Mientras los políticos se tiran los trastos para saber quién lo ha hecho mal, lo que no se hizo, lo que se hizo, en la respuesta hay algo que nadie señala: en el caso de que la alerta hubiese llegado a tiempo, muy temprano y que, incluso, todas las personas la hubiesen creído, los pueblos afectados no tendrían víctimas, pero seguirían destrozados, sin luz, sin agua, sin comida, sin hogar y, muchos de ellos, sin trabajo.
Porque las consecuencias materiales y sociales serían las
mismas y va otro por qué: porque hemos hecho algo mal y esas actuaciones no son
de hoy, ni de ayer; vienen de nuestro desarrollo, de nuestra forma de vida.
Lo más fácil, el comodín del público o, más bien, de los Gobiernos, de cualquier color, será culpar al cambio climático ¡Qué bien! Viene de perlas. Aunque el cambio climático existe, la realidad es que las consecuencias más crueles proceden por no comprender que al agua no se le puede parar. Lo saben las Confederaciones, donde siempre se habla de lo torrenciales y rápidas que son las crecidas en las cuencas del Júcar y Segura, lo saben los expertos, pero no limitan lo que puede ocurrir.
Hay que replantearnos nuestra forma de desarrollo, nuestra
manera de despreciar la naturaleza y replantearnos también a quién elegimos
como políticos, porque los actuales, sea cual sea su color, elegidos entre
ellos y entre sus amigos, no nos valen. Tampoco lo expertos porque hay que barajar demasiadas variables, entre ellas la complejidad de la Administración.

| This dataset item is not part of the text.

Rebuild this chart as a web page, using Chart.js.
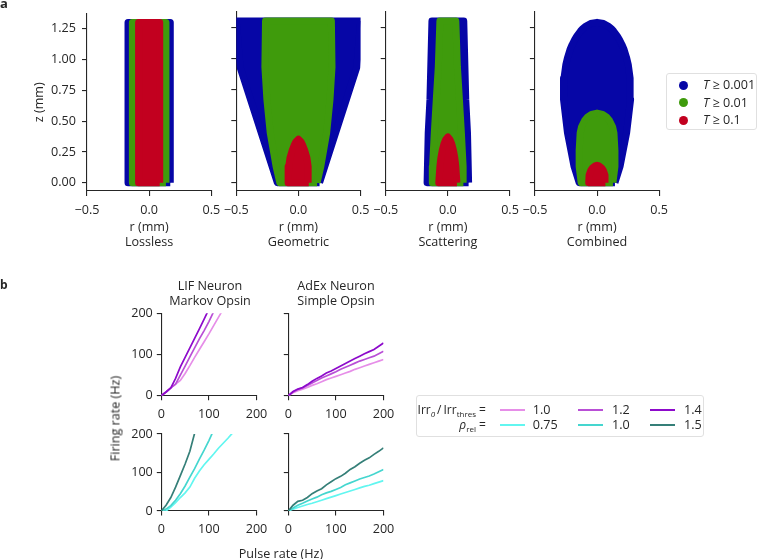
<!DOCTYPE html>
<html lang="en">
<head>
<meta charset="UTF-8">
<title>Transmittance and firing rates</title>
<style>
  body { margin: 0; background: #fff; font-family: "Open Sans", sans-serif; color: #262626; }
  #wrap { position: relative; width: 763px; height: 559px; overflow: hidden; }
  #wrap canvas { position: absolute; left: 0; top: 0; }
  .txt { position: absolute; font-size: 12.6px; line-height: 15px; white-space: nowrap; }
  .center { text-align: center; }
  .panel { position: absolute; font-weight: bold; }
  .legend { position: absolute; border: 1px solid #e0e0e0; border-radius: 3px; background: #fff; box-sizing: border-box; }
  .legend span { position: absolute; font-size: 12.6px; line-height: 15px; white-space: nowrap; }
  .legend span.row { font-size: 12px; }
  .dot { width: 9px; height: 9px; border-radius: 50%; }
  .swatch { height: 2px; }
  sub { font-size: 8px; vertical-align: -3px; line-height: 0; }
</style>
</head>
<body>
<div id="wrap"></div>

<script src="https://cdn.jsdelivr.net/npm/chart.js@4.4.1/dist/chart.umd.min.js"></script>
<script>

// ---- panel a: region above each transmittance threshold ----
// z (mm) of the sampled rows and the half-width r (mm) of the outermost sampled point
const panelNames = ['Lossless', 'Geometric', 'Scattering', 'Combined'];
const thresholds = ['0.001', '0.01', '0.1'];
const rTicks = [-0.5, 0, 0.5];
const zTicks = [0, 0.25, 0.5, 0.75, 1.0, 1.25];

const losslessZ = [0, 1.3];
const losslessBlue = [0.17, 0.17];
const losslessGreen = [0.135, 0.135];
const losslessRed = [0.085, 0.085];

const geoBlueZ = [0, 0.93, 1.3];
const geoBlueR = [0.17, 0.47, 0.5];
const geoGreenZ = [0, 0.13, 0.4, 0.67, 0.93, 1.3];
const geoGreenR = [0.15, 0.18, 0.227, 0.254, 0.27, 0.265];
const geoRedZ = [0, 0.13, 0.2, 0.26, 0.3, 0.33, 0.35];
const geoRedR = [0.083, 0.078, 0.068, 0.05, 0.035, 0.02, 0];

const scatBlueZ = [0, 0.4, 0.67, 1.3];
const scatBlueR = [0.167, 0.158, 0.144, 0.128];
const scatGreenZ = [0, 0.13, 0.4, 0.67, 0.93, 1.3];
const scatGreenR = [0.125, 0.123, 0.109, 0.093, 0.077, 0.064];
const scatRedZ = [0, 0.13, 0.2, 0.26, 0.31, 0.345, 0.367];
const scatRedR = [0.073, 0.064, 0.056, 0.045, 0.032, 0.018, 0];

const combBlueZ = [0, 0.13, 0.4, 0.67, 0.84, 0.95, 1.0, 1.07, 1.11, 1.15, 1.18, 1.22, 1.24, 1.26, 1.28, 1.29];
const combBlueR = [0.144, 0.185, 0.238, 0.27, 0.266, 0.251, 0.239, 0.218, 0.201, 0.181, 0.163, 0.133, 0.114, 0.089, 0.052, 0];
const combGreenZ = [0, 0.13, 0.26, 0.4, 0.45, 0.5, 0.53, 0.55, 0.56];
const combGreenR = [0.128, 0.144, 0.144, 0.136, 0.125, 0.1, 0.075, 0.045, 0];
const combRedZ = [0, 0.06, 0.1, 0.12, 0.135, 0.14];
const combRedR = [0.067, 0.064, 0.05, 0.036, 0.015, 0];

// ---- panel b: firing rate (Hz) vs pulse rate (Hz) ----
const pulseRate = [0, 10, 20, 30, 40, 50, 60, 70, 80, 90, 100, 110, 120, 130, 140, 150, 160, 170, 180, 190, 200];
const rateTicks = [0, 100, 200];
const irrLabels = ['1.0', '1.2', '1.4'];
const rhoLabels = ['0.75', '1.0', '1.5'];

const lifIrr10 = [0, 9, 19, 28, 37, 54, 73, 93, 112, 131, 150, 170, 190, 210];
const lifIrr12 = [0, 9, 19, 28, 50, 72, 94, 116, 138, 158, 180, 204];
const lifIrr14 = [0, 9, 19, 42, 70, 93, 116, 139, 162, 186, 210];

const adexIrr10 = [0, 7, 12, 16, 20, 25, 29, 34, 39, 43, 47, 51, 55, 59, 64, 68, 72, 76, 80, 84, 88];
const adexIrr12 = [0, 9, 15, 19, 25, 31, 37, 43, 48, 53, 58, 64, 69, 74, 79, 84, 88, 92, 96, 102, 108];
const adexIrr14 = [0, 10, 16, 20, 27, 35, 42, 48, 55, 60, 66, 72, 78, 84, 90, 96, 102, 107, 112, 120, 128];

const lifRho075 = [0, 0, 10, 22, 35, 47, 62, 85, 104, 120, 134, 148, 163, 176, 189, 203];
const lifRho10 = [0, 5, 14, 28, 45, 65, 88, 110, 135, 158, 183, 210];
const lifRho15 = [0, 15, 35, 62, 92, 122, 155, 202];

const adexRho075 = [0, 5, 9, 13, 17, 20, 24, 28, 32, 36, 40, 44, 48, 52, 56, 60, 64, 67, 71, 75, 79];
const adexRho10 = [0, 8, 15, 20, 26, 31, 36, 42, 47, 51, 56, 61, 68, 73, 78, 83, 87, 91, 96, 102, 108];
const adexRho15 = [0, 15, 25, 28, 35, 45, 52, 58, 68, 76, 84, 90, 98, 108, 115, 124, 132, 138, 147, 155, 164];

// ---- styling ----
const W = 763, H = 559;
const levelColors = ['#0606a6', '#3f9b0c', '#c2001f'];
const irrColors = ['#e68ee8', '#b94fd6', '#8d0acb'];
const rhoColors = ['#62f6f0', '#45d6cf', '#357f78'];
const axisColor = '#262626';
const textColor = '#262626';

Chart.defaults.font.family = "'Open Sans', sans-serif";
Chart.defaults.font.size = 12.6;
Chart.defaults.color = textColor;

const wrap = document.getElementById('wrap');

function newCanvas() {
    const c = document.createElement('canvas');
    c.width = W;
    c.height = H;
    wrap.appendChild(c);
    return c;
}

function fmtR(v) {
    return v < 0 ? '\u2212' + Math.abs(v).toFixed(1) : v.toFixed(1);
}

// closed outline: right side going up, mirrored left side going down
function outline(z, r) {
    const pts = [];
    for (let i = 0; i < z.length; i++) pts.push({x: r[i], y: z[i]});
    for (let i = z.length - 1; i >= 0; i--) pts.push({x: -r[i], y: z[i]});
    pts.push({x: r[0], y: z[0]});
    return pts;
}

function curve(values) {
    return values.map((v, i) => ({x: pulseRate[i], y: v}));
}

function axis(min, max, tickValues, tickLength, extra) {
    return Object.assign({
        type: 'linear', min: min, max: max,
        afterBuildTicks: s => { s.ticks = tickValues.map(v => ({value: v})); },
        grid: {drawOnChartArea: false, drawTicks: true, tickLength: tickLength, color: axisColor, lineWidth: 1.1},
        border: {display: true, color: axisColor, width: 1.1}
    }, extra);
}

// ---- panel a ----
const shapes = [
    [[losslessZ, losslessRed], [losslessZ, losslessGreen], [losslessZ, losslessBlue]],
    [[geoRedZ, geoRedR], [geoGreenZ, geoGreenR], [geoBlueZ, geoBlueR]],
    [[scatRedZ, scatRedR], [scatGreenZ, scatGreenR], [scatBlueZ, scatBlueR]],
    [[combRedZ, combRedR], [combGreenZ, combGreenR], [combBlueZ, combBlueR]]
];
const topLeft = [87, 236.3, 385.7, 534.9];
const topWidth = 124.3;
const topTop = 12, topBottom = 191, topAxisH = 59;
const zMin = -0.067, zMax = 1.373;

panelNames.forEach((name, i) => {
    const yw = i === 0 ? 55 : 5;
    new Chart(newCanvas(), {
        type: 'scatter',
        data: {
            datasets: shapes[i].map((s, k) => ({
                data: outline(s[0], s[1]),
                showLine: true,
                fill: 'shape',
                backgroundColor: levelColors[2 - k],
                borderColor: levelColors[2 - k],
                borderWidth: 7,
                borderJoinStyle: 'round',
                pointRadius: 0,
                tension: 0,
                clip: 0
            }))
        },
        options: {
            responsive: false,
            animation: false,
            devicePixelRatio: 1,
            events: [],
            layout: {padding: {left: topLeft[i] - yw, right: W - topLeft[i] - topWidth, top: topTop, bottom: H - topBottom - topAxisH}},
            plugins: {legend: {display: false}, tooltip: {enabled: false}, filler: {drawTime: 'beforeDatasetDraw'}},
            scales: {
                x: axis(-0.5, 0.5, rTicks, 5, {
                    afterFit: s => { s.height = topAxisH; },
                    ticks: {padding: 6.5, color: textColor, maxRotation: 0, autoSkip: false, callback: v => fmtR(v)},
                    title: {display: true, text: ['r (mm)', name], padding: 0, color: textColor}
                }),
                y: axis(zMin, zMax, zTicks, 5, {
                    afterFit: s => { s.width = yw; },
                    ticks: {display: i === 0, padding: 6, color: textColor, autoSkip: false, callback: v => v.toFixed(2)},
                    title: {display: i === 0, text: 'z (mm)', padding: 0, color: textColor}
                })
            }
        }
    });
});

// ---- panel b ----
const rateCharts = [
    {left: 161.3, top: 313.3, bottom: 395.7, series: [lifIrr10, lifIrr12, lifIrr14], colors: irrColors, yLabels: true},
    {left: 288.3, top: 313.3, bottom: 395.7, series: [adexIrr10, adexIrr12, adexIrr14], colors: irrColors, yLabels: false},
    {left: 161.3, top: 434, bottom: 511, series: [lifRho075, lifRho10, lifRho15], colors: rhoColors, yLabels: true},
    {left: 288.3, top: 434, bottom: 511, series: [adexRho075, adexRho10, adexRho15], colors: rhoColors, yLabels: false}
];
const rateWidth = 95.2, rateAxisH = 30;

rateCharts.forEach(p => {
    const yw = p.yLabels ? 40 : 5;
    new Chart(newCanvas(), {
        type: 'scatter',
        data: {
            datasets: p.series.map((vals, k) => ({
                data: curve(vals),
                showLine: true,
                borderColor: p.colors[k],
                backgroundColor: p.colors[k],
                borderWidth: 1.7,
                pointRadius: 0,
                tension: 0,
                clip: 0,
                order: 3 - k
            }))
        },
        options: {
            responsive: false,
            animation: false,
            devicePixelRatio: 1,
            events: [],
            layout: {padding: {left: p.left - yw, right: W - p.left - rateWidth, top: p.top, bottom: H - p.bottom - rateAxisH}},
            plugins: {legend: {display: false}, tooltip: {enabled: false}},
            scales: {
                x: axis(0, 200, rateTicks, 4.5, {
                    afterFit: s => { s.height = rateAxisH; },
                    ticks: {padding: 6.5, color: textColor, maxRotation: 0, autoSkip: false}
                }),
                y: axis(0, 200, rateTicks, 4.5, {
                    afterFit: s => { s.width = yw; },
                    ticks: {display: p.yLabels, padding: 4, color: textColor, autoSkip: false}
                })
            }
        }
    });
});

// ---- text and legends ----
function addText(html, css, cls) {
    const d = document.createElement('div');
    d.className = cls || 'txt';
    d.innerHTML = html;
    Object.assign(d.style, css);
    wrap.appendChild(d);
    return d;
}

addText('a', {left: '0px', top: '-3.5px', fontSize: '13px', lineHeight: '13px'}, 'panel');
addText('b', {left: '0px', top: '278.6px', fontSize: '12px', lineHeight: '12px'}, 'panel');
addText('LIF Neuron<br>Markov Opsin', {left: '150px', width: '120px', top: '277.5px'}, 'txt center');
addText('AdEx Neuron<br>Simple Opsin', {left: '276px', width: '120px', top: '277.5px'}, 'txt center');
addText('Pulse rate (Hz)', {left: '221px', width: '120px', top: '545.5px'}, 'txt center');
addText('Firing rate (Hz)', {left: '55px', width: '120px', top: '410.5px', transform: 'rotate(-90deg)'}, 'txt center');

// threshold legend
const legA = addText('', {left: '666px', top: '73px', width: '91px', height: '57px'}, 'legend');
thresholds.forEach((t, k) => {
    const cy = 11 + k * 17.5;
    const dot = document.createElement('span');
    dot.className = 'dot';
    Object.assign(dot.style, {left: '11.5px', top: (cy - 4.5) + 'px', background: levelColors[k]});
    legA.appendChild(dot);
    const lab = document.createElement('span');
    lab.innerHTML = '<i>T</i> \u2265 ' + t;
    Object.assign(lab.style, {left: '36px', top: (cy - 8) + 'px'});
    legA.appendChild(lab);
});

// line legend
const legB = addText('', {left: '415.7px', top: '395px', width: '288.6px', height: '41.7px'}, 'legend');
const rowNames = ['Irr<sub><i>0</i></sub>\u2009/\u2009Irr<sub>thres</sub> =', '<i>\u03c1</i><sub>rel</sub> ='];
const rowLabels = [irrLabels, rhoLabels];
const rowColors = [irrColors, rhoColors];
const colLine = [83.3, 161, 233.6];
const colText = [116, 195.3, 267.3];
rowNames.forEach((nm, r) => {
    const cy = 14.3 + r * 15;
    const lab = document.createElement('span');
    lab.className = 'row';
    lab.innerHTML = nm;
    Object.assign(lab.style, {right: (288.6 - 71.3) + 'px', top: (cy - 8) + 'px'});
    legB.appendChild(lab);
    rowLabels[r].forEach((v, c) => {
        const sw = document.createElement('span');
        sw.className = 'swatch';
        Object.assign(sw.style, {left: colLine[c] + 'px', top: (cy - 1) + 'px', width: '25px', background: rowColors[r][c]});
        legB.appendChild(sw);
        const t = document.createElement('span');
        t.textContent = v;
        Object.assign(t.style, {left: colText[c] + 'px', top: (cy - 8) + 'px'});
        legB.appendChild(t);
    });
});
</script>
</body>
</html>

Lo mejor de todo es que ante los desastres sale lo humano,
la solidaridad, la empatía que como sociedad económica individualista,
estresada, hemos olvidados. Esa sociedad que vive su vida entre cuatro paredes
sin mirar a los demás. Esa sociedad que han creado los políticos y los
economistas. Esa sociedad vuelve a su primigenia, ésa que, en tiempos remotos, nos
hizo colaborar para avanzar, para cuidar el fuego, resurge cuando a los
políticos no se les encuentra. Nos hemos olvidado de nuestro semejantes, de los iguales, de esas hormigas que cada día van arrastradas al trabajo. Eso nos tiene que servir para cambiar y, cuando queramos mirar a la naturaleza, preguntarle y actuar según ella nos indique,
no sobre lo que la economía y la ambición nos diga. Porque ella, un día, puede
entrar en tu mansión o en tu palacio y bajarte del pedestal.